Another issue Doug and Margo dealt with was their tendency to be critical of each other's relationship with God. "I had in my mind what her relationship with Christ should look like, and she had in her mind what mine should look like," Doug says. "So when we had a conflict or needed to work through issues, if I didn't respond to her and to God the way she perceived I should, she thought it wasn't working, and vice versa."
If they were facing a big decision, for example, Margo struggled because she didn't see her husband kneeling in prayer at 6 a.m. each day. "I did pray," he says, "but I was less structured. I might have been praying at 10:30 p.m. when I couldn't sleep."
Eventually, they had a life-changing epiphany. "There was a definite season in our marriage where it just wasn't fun," Doug says. "But I [came to] realize that God gets to shape and change Margo. He doesn't need my help, and I don't get to choose how He does that."

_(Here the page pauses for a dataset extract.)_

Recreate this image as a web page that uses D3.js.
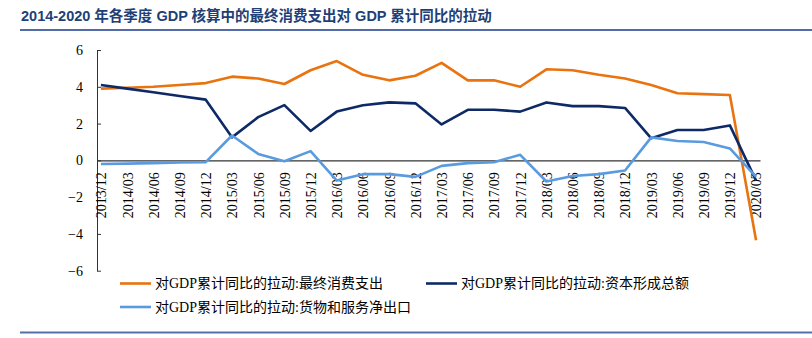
<!DOCTYPE html>
<html>
<head>
<meta charset="utf-8">
<script src="https://cdn.jsdelivr.net/npm/d3@7/dist/d3.min.js"></script>
<style>
     body { margin: 0; background: #fff; }
     svg { display: block; }
</style>
</head>
<body>
<div id="chart"></div>
<script>
const quarters = ['2013/12', '2014/03', '2014/06', '2014/09', '2014/12', '2015/03', '2015/06', '2015/09', '2015/12',
     '2016/03', '2016/06', '2016/09', '2016/12', '2017/03', '2017/06', '2017/09', '2017/12',
     '2018/03', '2018/06', '2018/09', '2018/12', '2019/03', '2019/06', '2019/09', '2019/12', '2020/03'];

const consumption = [3.9, 3.95, 4.0, 4.1, 4.2, 4.55, 4.45, 4.15, 4.9, 5.4, 4.65, 4.35, 4.6, 5.3, 4.35, 4.35, 4.0,
     4.95, 4.9, 4.65, 4.45, 4.1, 3.65, 3.6, 3.55, -4.35];
const capital = [4.1, 3.9, 3.7, 3.5, 3.3, 1.25, 2.35, 3.0, 1.6, 2.65, 3.0, 3.15, 3.1, 1.95, 2.75, 2.75, 2.65,
     3.15, 2.95, 2.95, 2.85, 1.2, 1.65, 1.65, 1.9, -1.1];
const netExports = [-0.2, -0.18, -0.15, -0.12, -0.1, 1.35, 0.35, -0.05, 0.5, -1.1, -0.75, -0.75, -0.9, -0.3, -0.15, -0.1, 0.3,
     -1.15, -0.85, -0.75, -0.55, 1.25, 1.05, 1.0, 0.65, -0.9];

const yTicks = [-6, -4, -2, 0, 2, 4, 6];

const seriesNames = ['对GDP累计同比的拉动:最终消费支出', '对GDP累计同比的拉动:资本形成总额', '对GDP累计同比的拉动:货物和服务净出口'];
const seriesColours = ['#E8730F', '#0E2A66', '#5A9BE0'];

const width = 812;
const height = 338;
const serif = '"Liberation Serif", "Noto Sans CJK SC", serif';

window.onload = function() {
     drawChart();
};

function drawChart(){
     let svg = d3.select('#chart')
                    .append('svg')
                         .attr('width', width)
                         .attr('height', height);

     // title + rules
     svg.append('text')
          .attr('x', 21)
          .attr('y', 21)
          .attr('font-family', '"Liberation Sans", "Noto Sans CJK SC", sans-serif')
          .attr('font-weight', 'bold')
          .attr('font-size', '14.5px')
          .attr('fill', '#1F3F77')
          .text('2014-2020 年各季度 GDP 核算中的最终消费支出对 GDP 累计同比的拉动');

     svg.append('line')
          .attr('x1', 20).attr('x2', width)
          .attr('y1', 30).attr('y2', 30)
          .attr('stroke', '#1B3A8C')
          .attr('stroke-width', 1.7);

     svg.append('line')
          .attr('x1', 20).attr('x2', width)
          .attr('y1', 332.5).attr('y2', 332.5)
          .attr('stroke', '#5470A8')
          .attr('stroke-width', 2);

     const xScale = d3.scalePoint()
                         .domain(quarters)
                         .range([97, 760])
                         .padding(0.15);

     const yScale = d3.scaleLinear()
                         .domain([-6, 6])
                         .range([270.7, 50]);

     // y-axis, ticks pointing inward
     let yAxis = svg.append('g')
          .attr('transform', 'translate(97, 0)')
          .call(d3.axisLeft(yScale).tickValues(yTicks).tickSizeInner(-4).tickSizeOuter(0).tickPadding(14));

     yAxis.selectAll('text')
          .attr('font-family', serif)
          .attr('font-size', '14px')
          .attr('fill', '#000');
     yAxis.selectAll('path, line').attr('stroke', '#333');

     // x-axis sits at zero
     let xAxis = svg.append('g')
          .attr('transform', `translate(0, ${yScale(0)})`)
          .call(d3.axisBottom(xScale).tickSize(0).tickSizeOuter(0));

     xAxis.select('.domain').attr('stroke', '#333').attr('stroke-width', 1.2);
     xAxis.selectAll('text')
          .attr('font-family', serif)
          .attr('font-size', '14px')
          .attr('fill', '#000')
          .attr('text-anchor', 'end')
          .attr('transform', 'rotate(-90)')
          .attr('x', -12)
          .attr('y', 0)
          .attr('dy', '0.35em');

     let seriesData = [consumption, capital, netExports];

     let line = d3.line()
                    .x((d, i) => xScale(quarters[i]))
                    .y((d) => yScale(d));

     seriesData.forEach((values, k) => {
          svg.append('path')
               .datum(values)
               .attr('d', line)
               .attr('fill', 'none')
               .attr('stroke', seriesColours[k])
               .attr('stroke-width', 2.6)
               .attr('stroke-linejoin', 'round');
     });

     // legend
     let legendPos = [[120, 283.5], [426, 283.5], [120, 307]];
     let legend = svg.append('g');

     seriesNames.forEach((name, k) => {
          let item = legend.append('g')
               .attr('transform', `translate(${legendPos[k][0]}, ${legendPos[k][1]})`);
          item.append('line')
               .attr('x1', 0).attr('x2', 31)
               .attr('stroke', seriesColours[k])
               .attr('stroke-width', 2.6);
          item.append('text')
               .attr('x', 35)
               .attr('dy', '0.35em')
               .attr('font-family', serif)
               .attr('font-size', '14px')
               .attr('fill', '#000')
               .text(name);
     });
}
</script>
</body>
</html>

Rather than regretting their past mistakes, Margo and Doug are thankful for the way the bumps along the road - and the wrong choices they've made - have given them a greater intimacy with each other and with God.
Seize the Opportunity
The happily-ever-after, problem-free, image of marriage can be appealing. But love in the real world is actually deeper and more meaningful than what any fairy tale romance can offer.
Every couple has problems, but working through those problems together can lead to a new level of intimacy. According to Hunter, couples can view a fight as something that moves them further apart or as an opportunity to go to a deeper level. In fact he says, that's part of the mystery of relationships. "You can look at [conflict] as an opportunity to find out a little more about that person."
Doug agrees. "I know Margo in little ways that nobody else does. And a lot of that is because we've talked through some tough issues," he says. "The reality is that we are both imperfect. And two imperfects don't make a perfect. They make a marriage."